# START OF Given data
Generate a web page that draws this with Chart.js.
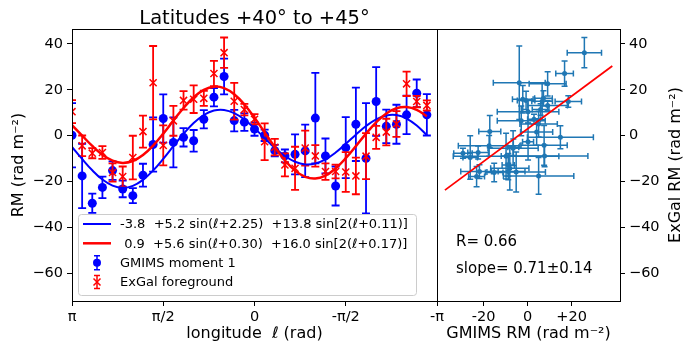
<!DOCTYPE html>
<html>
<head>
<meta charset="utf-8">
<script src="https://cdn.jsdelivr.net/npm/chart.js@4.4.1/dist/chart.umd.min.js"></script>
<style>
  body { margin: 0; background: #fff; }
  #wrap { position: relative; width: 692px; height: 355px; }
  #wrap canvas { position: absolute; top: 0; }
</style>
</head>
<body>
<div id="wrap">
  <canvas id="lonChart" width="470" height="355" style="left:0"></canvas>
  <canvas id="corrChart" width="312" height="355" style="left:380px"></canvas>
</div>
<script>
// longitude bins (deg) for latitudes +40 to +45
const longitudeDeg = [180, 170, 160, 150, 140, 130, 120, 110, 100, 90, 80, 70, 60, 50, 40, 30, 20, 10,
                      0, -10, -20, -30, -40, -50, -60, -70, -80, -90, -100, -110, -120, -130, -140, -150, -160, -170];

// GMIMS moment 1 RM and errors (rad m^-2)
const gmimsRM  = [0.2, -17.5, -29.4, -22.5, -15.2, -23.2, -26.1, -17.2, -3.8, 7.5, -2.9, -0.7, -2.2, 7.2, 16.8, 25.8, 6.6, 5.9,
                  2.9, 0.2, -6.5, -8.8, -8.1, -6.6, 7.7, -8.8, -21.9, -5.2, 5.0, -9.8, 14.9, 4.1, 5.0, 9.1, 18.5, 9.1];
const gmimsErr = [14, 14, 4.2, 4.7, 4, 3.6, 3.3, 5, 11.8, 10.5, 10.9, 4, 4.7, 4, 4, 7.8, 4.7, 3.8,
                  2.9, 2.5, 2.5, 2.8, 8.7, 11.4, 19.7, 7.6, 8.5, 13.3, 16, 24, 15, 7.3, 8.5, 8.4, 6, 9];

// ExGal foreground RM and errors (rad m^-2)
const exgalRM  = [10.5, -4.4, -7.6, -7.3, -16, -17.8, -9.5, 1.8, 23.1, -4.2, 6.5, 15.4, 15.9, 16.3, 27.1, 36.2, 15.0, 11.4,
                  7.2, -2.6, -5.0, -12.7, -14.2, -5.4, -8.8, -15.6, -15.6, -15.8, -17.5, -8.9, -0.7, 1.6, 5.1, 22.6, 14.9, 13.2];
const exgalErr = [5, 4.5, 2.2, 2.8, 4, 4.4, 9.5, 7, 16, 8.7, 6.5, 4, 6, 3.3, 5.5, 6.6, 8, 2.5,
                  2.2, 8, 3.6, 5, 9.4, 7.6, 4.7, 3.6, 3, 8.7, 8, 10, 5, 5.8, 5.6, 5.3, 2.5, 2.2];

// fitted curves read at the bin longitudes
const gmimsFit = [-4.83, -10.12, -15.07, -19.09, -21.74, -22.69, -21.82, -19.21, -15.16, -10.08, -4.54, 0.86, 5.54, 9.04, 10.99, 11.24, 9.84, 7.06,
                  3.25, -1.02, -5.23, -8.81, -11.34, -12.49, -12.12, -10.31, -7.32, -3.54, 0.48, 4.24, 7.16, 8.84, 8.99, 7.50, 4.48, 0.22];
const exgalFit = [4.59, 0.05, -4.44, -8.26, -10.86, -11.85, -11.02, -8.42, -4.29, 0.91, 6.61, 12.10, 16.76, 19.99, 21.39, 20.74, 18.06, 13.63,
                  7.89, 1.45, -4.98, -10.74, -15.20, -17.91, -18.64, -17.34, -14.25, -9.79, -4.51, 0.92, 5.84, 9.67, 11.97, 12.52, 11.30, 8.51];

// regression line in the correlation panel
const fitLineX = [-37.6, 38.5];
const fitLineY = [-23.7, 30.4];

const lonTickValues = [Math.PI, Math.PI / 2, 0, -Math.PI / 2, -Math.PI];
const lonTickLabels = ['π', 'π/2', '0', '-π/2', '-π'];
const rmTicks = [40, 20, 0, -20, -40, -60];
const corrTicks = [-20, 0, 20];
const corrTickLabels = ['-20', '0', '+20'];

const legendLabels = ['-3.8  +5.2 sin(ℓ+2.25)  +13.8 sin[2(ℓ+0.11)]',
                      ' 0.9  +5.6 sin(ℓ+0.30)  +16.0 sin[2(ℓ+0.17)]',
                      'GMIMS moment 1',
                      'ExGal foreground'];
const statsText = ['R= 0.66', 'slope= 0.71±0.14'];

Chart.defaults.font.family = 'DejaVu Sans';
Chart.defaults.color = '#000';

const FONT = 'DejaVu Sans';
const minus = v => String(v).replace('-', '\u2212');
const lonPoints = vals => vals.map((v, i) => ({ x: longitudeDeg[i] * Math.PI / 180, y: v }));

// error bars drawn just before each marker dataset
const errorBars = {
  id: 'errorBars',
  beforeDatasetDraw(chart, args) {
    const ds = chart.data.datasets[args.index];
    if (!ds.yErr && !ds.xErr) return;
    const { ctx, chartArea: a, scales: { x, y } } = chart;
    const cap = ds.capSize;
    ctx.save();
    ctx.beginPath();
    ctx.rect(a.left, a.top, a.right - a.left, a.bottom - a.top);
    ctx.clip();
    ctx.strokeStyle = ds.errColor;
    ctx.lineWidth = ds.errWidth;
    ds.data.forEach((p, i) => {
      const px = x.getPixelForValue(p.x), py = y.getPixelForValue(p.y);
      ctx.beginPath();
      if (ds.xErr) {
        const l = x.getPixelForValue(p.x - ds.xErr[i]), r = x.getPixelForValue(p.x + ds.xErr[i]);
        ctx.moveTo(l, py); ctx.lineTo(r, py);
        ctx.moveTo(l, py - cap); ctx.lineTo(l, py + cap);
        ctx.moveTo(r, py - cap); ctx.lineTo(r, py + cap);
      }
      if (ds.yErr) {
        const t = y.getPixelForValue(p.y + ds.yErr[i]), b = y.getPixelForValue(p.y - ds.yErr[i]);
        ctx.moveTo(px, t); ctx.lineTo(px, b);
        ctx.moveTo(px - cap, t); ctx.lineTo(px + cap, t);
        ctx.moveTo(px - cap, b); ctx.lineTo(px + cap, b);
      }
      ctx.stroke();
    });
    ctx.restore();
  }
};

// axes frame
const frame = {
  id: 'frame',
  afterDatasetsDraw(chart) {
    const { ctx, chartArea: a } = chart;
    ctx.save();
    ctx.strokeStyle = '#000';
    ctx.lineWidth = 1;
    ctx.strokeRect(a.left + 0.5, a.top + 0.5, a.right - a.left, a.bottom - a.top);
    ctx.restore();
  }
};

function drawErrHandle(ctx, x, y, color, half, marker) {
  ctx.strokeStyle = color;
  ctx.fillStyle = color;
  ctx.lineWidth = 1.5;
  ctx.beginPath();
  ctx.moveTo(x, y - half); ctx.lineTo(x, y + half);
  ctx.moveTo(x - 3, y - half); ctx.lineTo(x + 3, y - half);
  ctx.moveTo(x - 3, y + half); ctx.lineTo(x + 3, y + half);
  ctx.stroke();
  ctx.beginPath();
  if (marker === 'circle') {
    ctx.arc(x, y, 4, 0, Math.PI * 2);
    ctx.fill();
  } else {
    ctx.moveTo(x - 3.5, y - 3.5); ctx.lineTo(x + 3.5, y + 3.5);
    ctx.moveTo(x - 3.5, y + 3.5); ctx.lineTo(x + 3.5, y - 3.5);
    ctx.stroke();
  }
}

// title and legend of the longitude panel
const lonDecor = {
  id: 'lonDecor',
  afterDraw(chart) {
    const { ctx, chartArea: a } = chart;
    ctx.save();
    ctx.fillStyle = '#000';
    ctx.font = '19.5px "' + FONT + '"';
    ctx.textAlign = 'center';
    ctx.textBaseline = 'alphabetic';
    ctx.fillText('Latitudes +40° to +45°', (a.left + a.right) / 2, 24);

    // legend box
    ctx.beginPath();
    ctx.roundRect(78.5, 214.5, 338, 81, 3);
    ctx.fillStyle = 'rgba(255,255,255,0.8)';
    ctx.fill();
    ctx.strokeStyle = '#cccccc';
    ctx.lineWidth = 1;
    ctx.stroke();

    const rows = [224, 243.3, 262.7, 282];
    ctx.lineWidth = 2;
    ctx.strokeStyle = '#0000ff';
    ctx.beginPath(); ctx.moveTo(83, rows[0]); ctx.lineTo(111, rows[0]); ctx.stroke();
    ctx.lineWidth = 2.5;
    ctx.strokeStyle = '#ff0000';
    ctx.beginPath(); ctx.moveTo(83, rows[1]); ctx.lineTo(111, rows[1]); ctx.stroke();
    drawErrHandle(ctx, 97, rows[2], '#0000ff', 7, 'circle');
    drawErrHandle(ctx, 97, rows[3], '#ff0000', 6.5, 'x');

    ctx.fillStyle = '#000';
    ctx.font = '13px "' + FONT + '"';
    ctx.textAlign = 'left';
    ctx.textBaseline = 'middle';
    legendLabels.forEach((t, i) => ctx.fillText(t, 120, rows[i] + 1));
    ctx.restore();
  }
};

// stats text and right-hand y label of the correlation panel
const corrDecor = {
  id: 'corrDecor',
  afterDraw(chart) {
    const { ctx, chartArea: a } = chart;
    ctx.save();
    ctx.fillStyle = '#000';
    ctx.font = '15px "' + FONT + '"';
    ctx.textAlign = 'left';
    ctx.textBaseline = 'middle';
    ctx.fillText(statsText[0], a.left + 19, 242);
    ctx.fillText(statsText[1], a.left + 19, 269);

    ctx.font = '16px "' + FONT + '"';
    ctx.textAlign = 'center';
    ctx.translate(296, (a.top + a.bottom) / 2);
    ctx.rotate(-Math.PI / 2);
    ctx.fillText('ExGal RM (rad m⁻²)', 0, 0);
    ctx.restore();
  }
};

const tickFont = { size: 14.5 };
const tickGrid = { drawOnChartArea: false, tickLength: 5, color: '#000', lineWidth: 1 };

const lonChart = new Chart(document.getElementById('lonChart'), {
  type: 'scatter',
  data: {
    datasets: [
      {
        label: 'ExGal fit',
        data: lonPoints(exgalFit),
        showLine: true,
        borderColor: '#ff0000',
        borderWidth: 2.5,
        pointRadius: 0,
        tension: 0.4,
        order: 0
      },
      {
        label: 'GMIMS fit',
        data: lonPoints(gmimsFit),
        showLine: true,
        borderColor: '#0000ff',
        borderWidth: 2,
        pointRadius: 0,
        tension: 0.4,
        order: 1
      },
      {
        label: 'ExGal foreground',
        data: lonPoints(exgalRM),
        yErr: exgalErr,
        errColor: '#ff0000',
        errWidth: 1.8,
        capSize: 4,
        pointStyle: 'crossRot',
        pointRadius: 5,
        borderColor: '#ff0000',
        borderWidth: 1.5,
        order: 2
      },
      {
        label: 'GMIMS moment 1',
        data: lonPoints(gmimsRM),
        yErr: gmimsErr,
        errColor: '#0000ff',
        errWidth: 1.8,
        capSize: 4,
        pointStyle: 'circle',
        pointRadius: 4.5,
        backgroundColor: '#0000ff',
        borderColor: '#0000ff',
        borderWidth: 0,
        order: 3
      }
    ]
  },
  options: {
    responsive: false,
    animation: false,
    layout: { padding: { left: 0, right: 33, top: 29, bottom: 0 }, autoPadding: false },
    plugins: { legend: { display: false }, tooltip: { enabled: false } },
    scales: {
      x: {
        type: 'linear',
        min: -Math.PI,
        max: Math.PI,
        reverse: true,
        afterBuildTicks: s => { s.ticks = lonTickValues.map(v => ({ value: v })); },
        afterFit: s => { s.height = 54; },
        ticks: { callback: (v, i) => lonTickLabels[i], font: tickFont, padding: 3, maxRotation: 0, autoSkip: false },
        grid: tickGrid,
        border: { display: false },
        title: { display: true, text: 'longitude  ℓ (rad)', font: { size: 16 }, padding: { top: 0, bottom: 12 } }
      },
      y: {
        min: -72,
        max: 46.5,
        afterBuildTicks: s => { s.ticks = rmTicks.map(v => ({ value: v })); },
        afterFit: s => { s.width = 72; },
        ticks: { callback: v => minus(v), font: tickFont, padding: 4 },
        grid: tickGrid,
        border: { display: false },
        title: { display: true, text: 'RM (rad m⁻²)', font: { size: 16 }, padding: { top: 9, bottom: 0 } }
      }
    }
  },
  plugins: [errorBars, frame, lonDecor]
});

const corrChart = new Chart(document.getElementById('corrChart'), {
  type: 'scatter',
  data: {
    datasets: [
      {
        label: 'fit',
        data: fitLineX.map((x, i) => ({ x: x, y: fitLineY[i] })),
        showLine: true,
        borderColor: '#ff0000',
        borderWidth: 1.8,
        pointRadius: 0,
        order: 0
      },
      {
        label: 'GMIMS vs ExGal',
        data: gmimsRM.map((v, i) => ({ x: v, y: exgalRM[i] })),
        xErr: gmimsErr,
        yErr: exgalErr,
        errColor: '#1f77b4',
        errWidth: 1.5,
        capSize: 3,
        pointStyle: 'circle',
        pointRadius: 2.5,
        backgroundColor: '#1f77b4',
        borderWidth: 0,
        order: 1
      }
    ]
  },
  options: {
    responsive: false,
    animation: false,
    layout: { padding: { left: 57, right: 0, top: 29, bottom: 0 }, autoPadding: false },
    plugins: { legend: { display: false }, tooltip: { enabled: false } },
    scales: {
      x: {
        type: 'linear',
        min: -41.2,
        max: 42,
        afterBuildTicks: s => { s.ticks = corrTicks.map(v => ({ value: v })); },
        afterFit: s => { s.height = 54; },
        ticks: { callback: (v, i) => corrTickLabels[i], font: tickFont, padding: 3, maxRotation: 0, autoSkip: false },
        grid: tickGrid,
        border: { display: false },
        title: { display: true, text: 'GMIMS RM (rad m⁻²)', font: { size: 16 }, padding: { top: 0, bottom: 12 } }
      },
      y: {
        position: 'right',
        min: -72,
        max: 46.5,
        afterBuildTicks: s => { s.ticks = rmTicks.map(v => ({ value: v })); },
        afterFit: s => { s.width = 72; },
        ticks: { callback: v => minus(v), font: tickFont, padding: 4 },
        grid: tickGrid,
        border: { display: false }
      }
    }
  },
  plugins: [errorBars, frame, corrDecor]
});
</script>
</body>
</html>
# END OF Given data
Reproduce exactly the run of lines that opens the listing and closes with the line holding "-150, -160, -170];". Pictures are excluded.

Generate a web page that draws this with Chart.js.
<!DOCTYPE html>
<html>
<head>
<meta charset="utf-8">
<script src="https://cdn.jsdelivr.net/npm/chart.js@4.4.1/dist/chart.umd.min.js"></script>
<style>
  body { margin: 0; background: #fff; }
  #wrap { position: relative; width: 692px; height: 355px; }
  #wrap canvas { position: absolute; top: 0; }
</style>
</head>
<body>
<div id="wrap">
  <canvas id="lonChart" width="470" height="355" style="left:0"></canvas>
  <canvas id="corrChart" width="312" height="355" style="left:380px"></canvas>
</div>
<script>
// longitude bins (deg) for latitudes +40 to +45
const longitudeDeg = [180, 170, 160, 150, 140, 130, 120, 110, 100, 90, 80, 70, 60, 50, 40, 30, 20, 10,
                      0, -10, -20, -30, -40, -50, -60, -70, -80, -90, -100, -110, -120, -130, -140, -150, -160, -170];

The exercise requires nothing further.